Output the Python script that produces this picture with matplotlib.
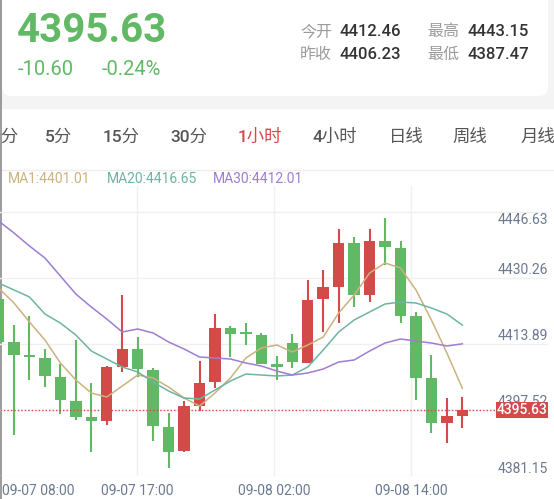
import numpy as np
import matplotlib.pyplot as plt
import matplotlib.transforms as mtransforms
from matplotlib.patches import FancyBboxPatch, Rectangle

# hourly candles (oldest first)
opens = [4423.10, 4412.46, 4409.24, 4408.50, 4403.80, 4397.86, 4393.90, 4392.91, 4406.27, 4410.73,
         4405.53, 4391.42, 4385.48, 4396.62, 4402.56, 4415.93, 4414.94, 4414.19, 4407.02, 4412.21,
         4407.26, 4423.10, 4426.07, 4436.96, 4424.09, 4437.46, 4435.73, 4418.90, 4403.55, 4392.41, 4394.14]
closes = [4412.46, 4409.24, 4408.75, 4404.05, 4398.11, 4393.90, 4392.91, 4406.27, 4410.73, 4405.78,
          4391.67, 4385.23, 4396.62, 4402.31, 4415.93, 4414.44, 4414.44, 4407.02, 4406.27, 4407.51,
          4422.86, 4426.07, 4436.96, 4424.09, 4437.46, 4435.97, 4418.90, 4403.55, 4392.41, 4394.14, 4395.63]
highs = [4423.85, 4416.67, 4418.90, 4410.73, 4407.02, 4412.96, 4402.31, 4406.52, 4424.09, 4413.70,
         4406.03, 4394.89, 4397.86, 4407.76, 4419.39, 4416.42, 4417.16, 4414.69, 4409.00, 4414.44,
         4427.81, 4430.28, 4440.43, 4438.45, 4440.43, 4443.15, 4437.46, 4419.89, 4409.24, 4398.60, 4398.85]
lows = [4411.72, 4389.44, 4403.06, 4401.32, 4394.64, 4393.15, 4385.23, 4391.92, 4405.04, 4403.80,
        4387.96, 4381.27, 4385.23, 4395.38, 4401.08, 4408.75, 4411.72, 4407.02, 4403.06, 4406.03,
        4407.26, 4414.94, 4417.16, 4421.12, 4422.36, 4431.52, 4417.16, 4398.11, 4389.94, 4387.47, 4391.17]

ma1 = [4425.83, 4422.11, 4417.41, 4412.96, 4407.26, 4403.06, 4399.84, 4398.85, 4401.57, 4404.29,
       4403.55, 4401.32, 4398.60, 4396.62, 4399.84, 4403.55, 4408.50, 4410.98, 4411.72, 4409.99,
       4411.72, 4413.70, 4419.64, 4424.09, 4429.54, 4432.01, 4430.78, 4425.33, 4417.91, 4409.74, 4401.01]
ma20 = [4427.06, 4425.33, 4423.60, 4419.39, 4417.16, 4414.19, 4410.23, 4408.25, 4406.27, 4405.04,
        4402.56, 4400.33, 4398.60, 4398.35, 4400.58, 4402.81, 4404.54, 4404.29, 4404.05, 4404.29,
        4406.27, 4410.48, 4414.94, 4417.91, 4419.89, 4421.87, 4422.36, 4422.11, 4420.88, 4419.39, 4416.65]
ma30 = [4442.41, 4439.44, 4436.22, 4433.25, 4428.80, 4424.34, 4421.12, 4418.15, 4414.94, 4415.68,
        4414.69, 4412.46, 4410.73, 4408.75, 4408.50, 4408.25, 4407.26, 4406.52, 4405.28, 4404.29,
        4404.79, 4405.78, 4407.51, 4408.01, 4410.23, 4412.21, 4413.20, 4412.71, 4412.21, 4411.47, 4412.01]

price_labels = ['4446.63', '4430.26', '4413.89', '4397.52', '4381.15']
grid_values = [4444.64, 4428.30, 4411.97, 4395.63, 4379.30]
time_labels = ['09-07 08:00', '09-07 17:00', '09-08 02:00', '09-08 14:00']
time_index = [0.13, 8.98, 17.82, 26.68]

tabs = ['1分', '5分', '15分', '30分', '1小时', '4小时', '日线', '周线', '月线']
quote_names = [['今开', '最高'], ['昨收', '最低']]
quote_values = [['4412.46', '4443.15'], ['4406.23', '4387.47']]
last_price = '4395.63'
change, change_pct = '-10.60', '-0.24%'

RED = '#d24b48'
GREEN = '#62b965'
C_MA1, C_MA20, C_MA30 = '#cbb27e', '#6fb4a2', '#9e7dd2'
AXIS_TXT = '#6b7a92'
GRID = '#f0f0f0'

plt.rcParams['font.family'] = ['Roboto', 'Noto Sans CJK SC', 'DejaVu Sans']

fig = plt.figure(figsize=(5.54, 4.99), dpi=100)
fig.patch.set_facecolor('white')

# background layer in pixel coordinates (y down)
bg = fig.add_axes([0, 0, 1, 1])
bg.set_xlim(0, 554)
bg.set_ylim(499, 0)
bg.axis('off')
bg.add_patch(Rectangle((0, 0), 554, 108, color='#f4f4f4', zorder=0))
bg.add_patch(FancyBboxPatch((2, -30), 546, 126, boxstyle='round,pad=0,rounding_size=9',
                            facecolor='white', edgecolor='none', zorder=1))
bg.plot([0.7, 0.7], [0, 499], color='#8a8a8a', lw=1.2, zorder=5)

# header quote
bg.text(17, 42, last_price, fontsize=29, fontweight='bold', color=GREEN, va='baseline', zorder=3)
bg.text(18, 75, change, fontsize=14.5, color=GREEN, va='baseline', zorder=3)
bg.text(102, 75, change_pct, fontsize=14.5, color=GREEN, va='baseline', zorder=3)
for r, base in enumerate([36, 59]):
    for c, x0 in enumerate([300, 427]):
        bg.text(x0, base, quote_names[r][c], fontsize=11.5, color='#9b9b9b', va='baseline', zorder=3)
        bg.text(x0 + 40, base, quote_values[r][c], fontsize=12, fontweight='medium',
                color='#333333', va='baseline', zorder=3)

# period tabs
tab_x = [5, 58.5, 121.5, 188.5, 260, 335, 406, 470, 538]
for name, x0 in zip(tabs, tab_x):
    bg.text(x0, 142, name, fontsize=12.5, fontweight='medium', ha='center', va='baseline',
            color=RED if name == '1小时' else '#555555', zorder=3)

bg.plot([0, 554], [170, 170], color='#eeeeee', lw=1, zorder=2)

# MA legend
for x0, txt, col in [(8, f'MA1:{ma1[-1]:.2f}', C_MA1), (107, f'MA20:{ma20[-1]:.2f}', C_MA20),
                     (213, f'MA30:{ma30[-1]:.2f}', C_MA30)]:
    bg.text(x0, 183, txt, fontsize=10, color=col, va='baseline', zorder=3)

# candle chart
ax = fig.add_axes([0, 1 - 476 / 499, 548 / 554, 290 / 499])
ax.set_facecolor('none')
ax.set_xlim(0.094, 35.54)
ax.set_ylim(4379.30, 4451.07)
for s in ax.spines.values():
    s.set_visible(False)
ax.set_xticks([])
ax.set_yticks([])

for g in grid_values:
    ax.axhline(g, color=GRID, lw=1, zorder=0)
for t in time_index[1:]:
    ax.axvline(t, color=GRID, lw=1, zorder=0)

idx = np.arange(len(opens))
for i in idx:
    o, c = opens[i], closes[i]
    col = RED if c > o else GREEN
    ax.vlines(i, lows[i], highs[i], color=col, lw=1.5, zorder=2)
    ax.bar(i, max(abs(c - o), 0.4), bottom=min(o, c), width=0.74, color=col, zorder=2)

ax.plot(idx, ma1, color=C_MA1, lw=1.1, zorder=3)
ax.plot(idx, ma20, color=C_MA20, lw=1.1, zorder=3)
ax.plot(idx, ma30, color=C_MA30, lw=1.1, zorder=3)

# last price line and tag
ax.axhline(closes[-1], xmin=0, xmax=496 / 548, color=RED, lw=1, ls=(0, (1, 1.5)), zorder=4)

trans = mtransforms.blended_transform_factory(ax.transAxes, ax.transData)
for k, lab in enumerate(price_labels):
    if k == 0:
        ax.annotate(lab, xy=(1, float(lab)), xycoords=trans, xytext=(0, -16),
                    textcoords='offset pixels', ha='right', va='center', fontsize=10,
                    color=AXIS_TXT, zorder=5)
    else:
        ax.text(1, float(lab), lab, transform=trans, ha='right', va='center',
                fontsize=10, color=AXIS_TXT, zorder=5)

ax.add_patch(Rectangle((496 / 548, closes[-1] - 1.86), 1 - 496 / 548, 3.72, transform=trans,
                       facecolor=RED, edgecolor='none', zorder=6, clip_on=False))
ax.text(0.998, closes[-1], f'{closes[-1]:.2f}', transform=trans, ha='right', va='center',
        fontsize=10, fontweight='medium', color='white', zorder=7)

# time axis labels
for k, (lab, t) in enumerate(zip(time_labels, time_index)):
    bx = ax.transData.transform((t, 0))[0]
    if k == 0:
        bg.text(2, 495, lab, fontsize=10, color=AXIS_TXT, ha='left', va='baseline')
    else:
        bg.text(bx, 495, lab, fontsize=10, color=AXIS_TXT, ha='center', va='baseline')

fig.savefig('out.png', dpi=100)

========

• Work instructions
Of the lines in this listing, report how many contain the string "matplotlib", and give the number only.

• Answer for the task
4